*Work instructions*.
Quote the listing below in its entirety, omitting every image.

*Provided entries*.

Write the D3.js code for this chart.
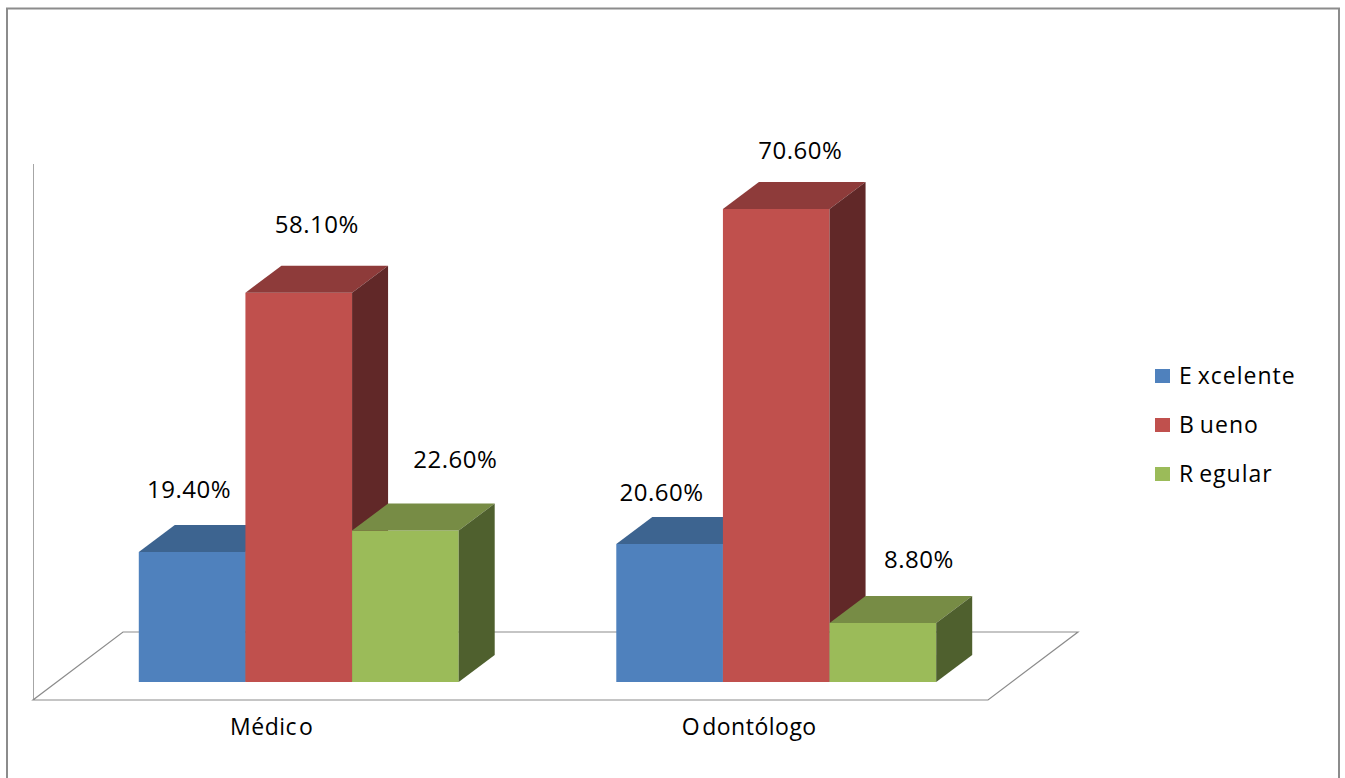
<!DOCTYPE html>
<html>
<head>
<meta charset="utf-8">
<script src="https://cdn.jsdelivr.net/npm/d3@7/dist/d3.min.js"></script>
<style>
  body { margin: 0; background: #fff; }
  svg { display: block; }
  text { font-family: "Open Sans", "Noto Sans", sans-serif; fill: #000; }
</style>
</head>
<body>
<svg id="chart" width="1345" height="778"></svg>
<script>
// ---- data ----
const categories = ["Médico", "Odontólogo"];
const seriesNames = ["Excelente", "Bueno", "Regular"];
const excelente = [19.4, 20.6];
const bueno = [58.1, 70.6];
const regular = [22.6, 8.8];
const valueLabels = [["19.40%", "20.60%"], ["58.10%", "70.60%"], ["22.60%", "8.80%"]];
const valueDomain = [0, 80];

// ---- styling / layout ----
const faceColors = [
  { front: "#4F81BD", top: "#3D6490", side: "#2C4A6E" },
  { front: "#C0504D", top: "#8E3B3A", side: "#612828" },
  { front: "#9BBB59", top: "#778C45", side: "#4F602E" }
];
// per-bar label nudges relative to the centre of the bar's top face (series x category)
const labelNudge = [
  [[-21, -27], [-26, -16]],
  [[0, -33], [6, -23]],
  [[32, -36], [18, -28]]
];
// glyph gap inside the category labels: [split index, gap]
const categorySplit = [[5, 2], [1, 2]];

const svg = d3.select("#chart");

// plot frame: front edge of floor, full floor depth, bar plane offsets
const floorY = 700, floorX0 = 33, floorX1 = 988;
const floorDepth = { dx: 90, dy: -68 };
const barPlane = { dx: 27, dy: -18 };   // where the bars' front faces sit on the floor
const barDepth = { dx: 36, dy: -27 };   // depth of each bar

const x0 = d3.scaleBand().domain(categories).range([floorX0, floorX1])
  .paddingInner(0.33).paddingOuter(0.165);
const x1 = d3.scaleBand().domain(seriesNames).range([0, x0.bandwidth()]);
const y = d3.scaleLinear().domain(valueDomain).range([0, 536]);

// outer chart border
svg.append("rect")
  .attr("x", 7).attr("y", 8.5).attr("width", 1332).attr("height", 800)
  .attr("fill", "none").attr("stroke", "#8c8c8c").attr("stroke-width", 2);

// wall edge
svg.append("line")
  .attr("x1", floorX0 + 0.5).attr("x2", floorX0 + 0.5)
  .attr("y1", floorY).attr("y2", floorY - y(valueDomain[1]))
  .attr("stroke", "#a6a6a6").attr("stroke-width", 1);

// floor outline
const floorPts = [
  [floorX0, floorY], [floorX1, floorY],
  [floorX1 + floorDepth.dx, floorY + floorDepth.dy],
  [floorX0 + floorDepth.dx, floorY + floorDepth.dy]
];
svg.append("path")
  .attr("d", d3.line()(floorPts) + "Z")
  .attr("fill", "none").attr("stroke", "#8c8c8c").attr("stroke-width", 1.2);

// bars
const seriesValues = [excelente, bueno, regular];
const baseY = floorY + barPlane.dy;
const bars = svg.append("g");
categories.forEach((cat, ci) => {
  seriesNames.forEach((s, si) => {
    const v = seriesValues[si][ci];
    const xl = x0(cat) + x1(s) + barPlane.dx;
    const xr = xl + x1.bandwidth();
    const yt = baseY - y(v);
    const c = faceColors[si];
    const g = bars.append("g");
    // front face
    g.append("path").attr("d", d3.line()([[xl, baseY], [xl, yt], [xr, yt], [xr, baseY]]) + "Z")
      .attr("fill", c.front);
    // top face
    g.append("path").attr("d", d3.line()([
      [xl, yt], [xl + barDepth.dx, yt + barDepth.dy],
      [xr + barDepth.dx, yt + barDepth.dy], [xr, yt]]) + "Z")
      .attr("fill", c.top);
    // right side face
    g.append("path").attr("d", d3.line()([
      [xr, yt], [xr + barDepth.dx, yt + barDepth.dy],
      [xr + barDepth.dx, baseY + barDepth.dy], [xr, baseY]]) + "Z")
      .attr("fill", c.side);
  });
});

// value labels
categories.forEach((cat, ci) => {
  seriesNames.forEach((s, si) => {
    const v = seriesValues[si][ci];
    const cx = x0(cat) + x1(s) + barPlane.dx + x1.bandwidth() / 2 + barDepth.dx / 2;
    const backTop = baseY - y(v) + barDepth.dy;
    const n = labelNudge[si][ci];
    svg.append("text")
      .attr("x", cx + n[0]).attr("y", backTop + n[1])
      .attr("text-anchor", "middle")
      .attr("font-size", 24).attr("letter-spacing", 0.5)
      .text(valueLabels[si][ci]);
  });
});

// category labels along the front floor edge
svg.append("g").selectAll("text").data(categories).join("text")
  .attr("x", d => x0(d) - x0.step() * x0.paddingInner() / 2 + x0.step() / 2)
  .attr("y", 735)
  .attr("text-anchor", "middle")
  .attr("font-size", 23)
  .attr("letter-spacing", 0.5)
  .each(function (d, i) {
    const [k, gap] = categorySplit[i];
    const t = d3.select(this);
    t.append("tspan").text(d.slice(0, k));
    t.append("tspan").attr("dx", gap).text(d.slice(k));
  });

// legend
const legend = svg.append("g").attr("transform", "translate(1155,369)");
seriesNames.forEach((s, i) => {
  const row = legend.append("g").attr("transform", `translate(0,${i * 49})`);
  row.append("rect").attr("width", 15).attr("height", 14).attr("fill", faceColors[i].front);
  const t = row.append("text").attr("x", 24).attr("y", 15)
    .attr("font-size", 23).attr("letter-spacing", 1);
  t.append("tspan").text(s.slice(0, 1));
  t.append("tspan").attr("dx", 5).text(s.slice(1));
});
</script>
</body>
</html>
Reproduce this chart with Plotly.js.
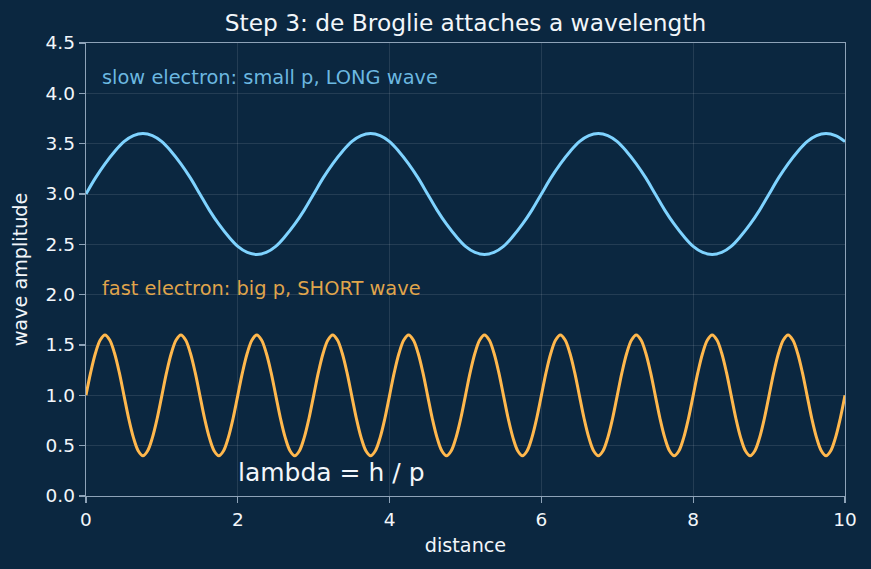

*Reply to the task*.
Write the D3.js code for this chart.
<!DOCTYPE html>
<html>
<head>
<meta charset="utf-8">
<script src="https://cdn.jsdelivr.net/npm/d3@7/dist/d3.min.js"></script>
<style>
  body { margin: 0; background: #fff; }
  svg { display: block; }
  text { font-family: "Open Sans", "Noto Sans", sans-serif; fill: #000; }
</style>
</head>
<body>
<svg id="chart" width="1345" height="778"></svg>
<script>
// ---- data ----
const categories = ["Médico", "Odontólogo"];
const seriesNames = ["Excelente", "Bueno", "Regular"];
const excelente = [19.4, 20.6];
const bueno = [58.1, 70.6];
const regular = [22.6, 8.8];
const valueLabels = [["19.40%", "20.60%"], ["58.10%", "70.60%"], ["22.60%", "8.80%"]];
const valueDomain = [0, 80];

// ---- styling / layout ----
const faceColors = [
  { front: "#4F81BD", top: "#3D6490", side: "#2C4A6E" },
  { front: "#C0504D", top: "#8E3B3A", side: "#612828" },
  { front: "#9BBB59", top: "#778C45", side: "#4F602E" }
];
// per-bar label nudges relative to the centre of the bar's top face (series x category)
const labelNudge = [
  [[-21, -27], [-26, -16]],
  [[0, -33], [6, -23]],
  [[32, -36], [18, -28]]
];
// glyph gap inside the category labels: [split index, gap]
const categorySplit = [[5, 2], [1, 2]];

const svg = d3.select("#chart");

// plot frame: front edge of floor, full floor depth, bar plane offsets
const floorY = 700, floorX0 = 33, floorX1 = 988;
const floorDepth = { dx: 90, dy: -68 };
const barPlane = { dx: 27, dy: -18 };   // where the bars' front faces sit on the floor
const barDepth = { dx: 36, dy: -27 };   // depth of each bar

const x0 = d3.scaleBand().domain(categories).range([floorX0, floorX1])
  .paddingInner(0.33).paddingOuter(0.165);
const x1 = d3.scaleBand().domain(seriesNames).range([0, x0.bandwidth()]);
const y = d3.scaleLinear().domain(valueDomain).range([0, 536]);

// outer chart border
svg.append("rect")
  .attr("x", 7).attr("y", 8.5).attr("width", 1332).attr("height", 800)
  .attr("fill", "none").attr("stroke", "#8c8c8c").attr("stroke-width", 2);

// wall edge
svg.append("line")
  .attr("x1", floorX0 + 0.5).attr("x2", floorX0 + 0.5)
  .attr("y1", floorY).attr("y2", floorY - y(valueDomain[1]))
  .attr("stroke", "#a6a6a6").attr("stroke-width", 1);

// floor outline
const floorPts = [
  [floorX0, floorY], [floorX1, floorY],
  [floorX1 + floorDepth.dx, floorY + floorDepth.dy],
  [floorX0 + floorDepth.dx, floorY + floorDepth.dy]
];
svg.append("path")
  .attr("d", d3.line()(floorPts) + "Z")
  .attr("fill", "none").attr("stroke", "#8c8c8c").attr("stroke-width", 1.2);

// bars
const seriesValues = [excelente, bueno, regular];
const baseY = floorY + barPlane.dy;
const bars = svg.append("g");
categories.forEach((cat, ci) => {
  seriesNames.forEach((s, si) => {
    const v = seriesValues[si][ci];
    const xl = x0(cat) + x1(s) + barPlane.dx;
    const xr = xl + x1.bandwidth();
    const yt = baseY - y(v);
    const c = faceColors[si];
    const g = bars.append("g");
    // front face
    g.append("path").attr("d", d3.line()([[xl, baseY], [xl, yt], [xr, yt], [xr, baseY]]) + "Z")
      .attr("fill", c.front);
    // top face
    g.append("path").attr("d", d3.line()([
      [xl, yt], [xl + barDepth.dx, yt + barDepth.dy],
      [xr + barDepth.dx, yt + barDepth.dy], [xr, yt]]) + "Z")
      .attr("fill", c.top);
    // right side face
    g.append("path").attr("d", d3.line()([
      [xr, yt], [xr + barDepth.dx, yt + barDepth.dy],
      [xr + barDepth.dx, baseY + barDepth.dy], [xr, baseY]]) + "Z")
      .attr("fill", c.side);
  });
});

// value labels
categories.forEach((cat, ci) => {
  seriesNames.forEach((s, si) => {
    const v = seriesValues[si][ci];
    const cx = x0(cat) + x1(s) + barPlane.dx + x1.bandwidth() / 2 + barDepth.dx / 2;
    const backTop = baseY - y(v) + barDepth.dy;
    const n = labelNudge[si][ci];
    svg.append("text")
      .attr("x", cx + n[0]).attr("y", backTop + n[1])
      .attr("text-anchor", "middle")
      .attr("font-size", 24).attr("letter-spacing", 0.5)
      .text(valueLabels[si][ci]);
  });
});

// category labels along the front floor edge
svg.append("g").selectAll("text").data(categories).join("text")
  .attr("x", d => x0(d) - x0.step() * x0.paddingInner() / 2 + x0.step() / 2)
  .attr("y", 735)
  .attr("text-anchor", "middle")
  .attr("font-size", 23)
  .attr("letter-spacing", 0.5)
  .each(function (d, i) {
    const [k, gap] = categorySplit[i];
    const t = d3.select(this);
    t.append("tspan").text(d.slice(0, k));
    t.append("tspan").attr("dx", gap).text(d.slice(k));
  });

// legend
const legend = svg.append("g").attr("transform", "translate(1155,369)");
seriesNames.forEach((s, i) => {
  const row = legend.append("g").attr("transform", `translate(0,${i * 49})`);
  row.append("rect").attr("width", 15).attr("height", 14).attr("fill", faceColors[i].front);
  const t = row.append("text").attr("x", 24).attr("y", 15)
    .attr("font-size", 23).attr("letter-spacing", 1);
  t.append("tspan").text(s.slice(0, 1));
  t.append("tspan").attr("dx", 5).text(s.slice(1));
});
</script>
</body>
</html>
Reproduce this chart with Plotly.js.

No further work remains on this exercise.